Winning with a human touch does not mean, as some seem to think, winning without making demands on his players, his coaches, and himself.
It is not being demanding where Dungy's approach seems at odds with the league's conventional wisdom. It's how the demands are made.
"We talked about that in Tampa, how we were going to have to outhustle people," Dungy said. "So we said that if you're not running full speed, it's a loaf. If you changed speeds, that means you weren't running full speed during the play, so that's a loaf. If you're supposedly a fast guy, a defensive back or linebacker, and defensive linemen are passing you by, that's a loaf.

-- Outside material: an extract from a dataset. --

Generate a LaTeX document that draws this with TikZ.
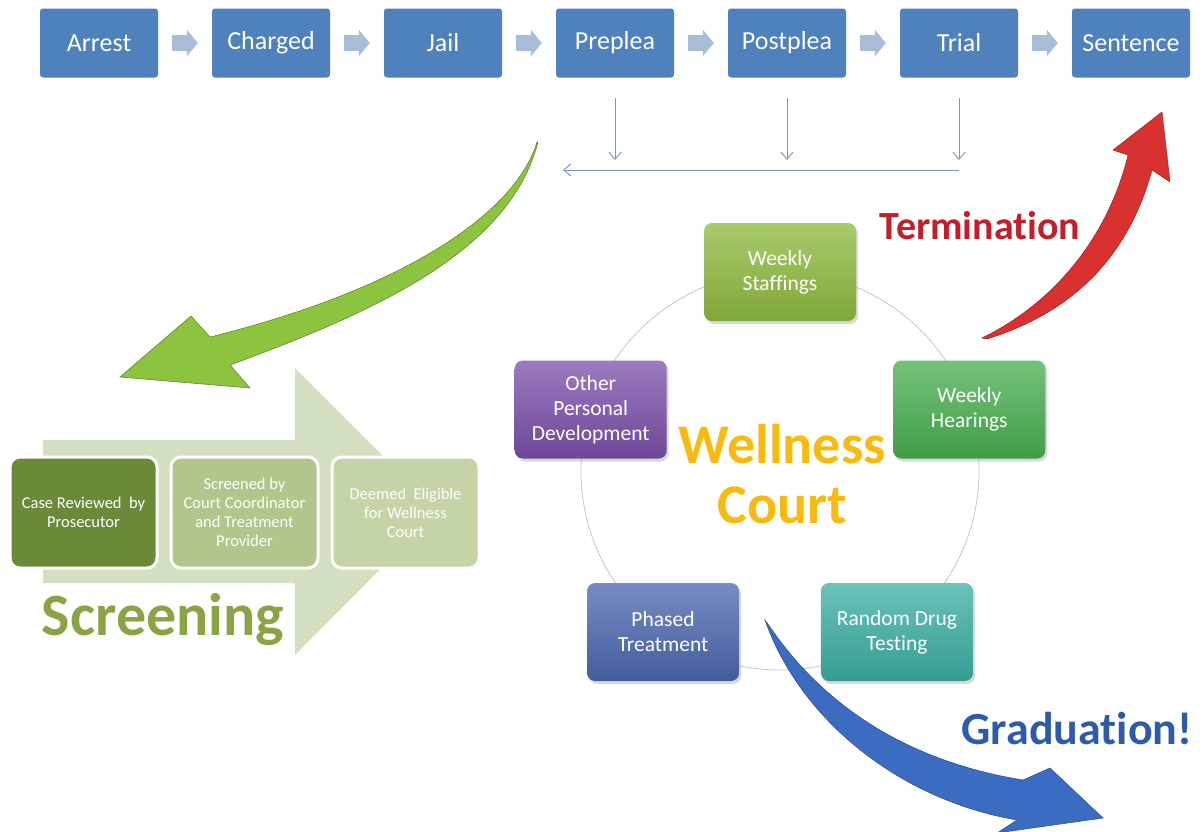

If you don't hit a guy when you could hit him, that's a loaf.
"We had some disputes early on with Warren Sapp and some guys who didn't like our way of doing it, but pretty soon that became the way we played, and Lovie's taken that to Chicago. I know those guys take a lot of pride in not getting loafs and I know how Lovie grades. It's not easy to not get a loaf during the game.
"You have to be able to push people. You have to challenge people. What I do, I try to set very high standards. You set the standard high where if you're not doing this, you're doing less than capacity and that's not good enough. That's what I try to do. Here is the standard. You don't have to yell about it. There's the standard.
"For some guys, the standard is higher. When you have great ability, the standard for you is much higher than the guy who doesn't have that kind of ability. Once you develop that and set that and hold everybody to that, it's easy to push them. I'm not saying my way is the best way or the only way. It's just the way I was raised."
It's also the way he has followed to Super Bowl XLI, and it won't change that night. If things go well, Tony Dungy will smile and be joyful for the experience. If they don't, he'll smile and be joyful for the experience. Either way, he'll go home when it's over and know what he's just done. Won or lost a football game and nothing more.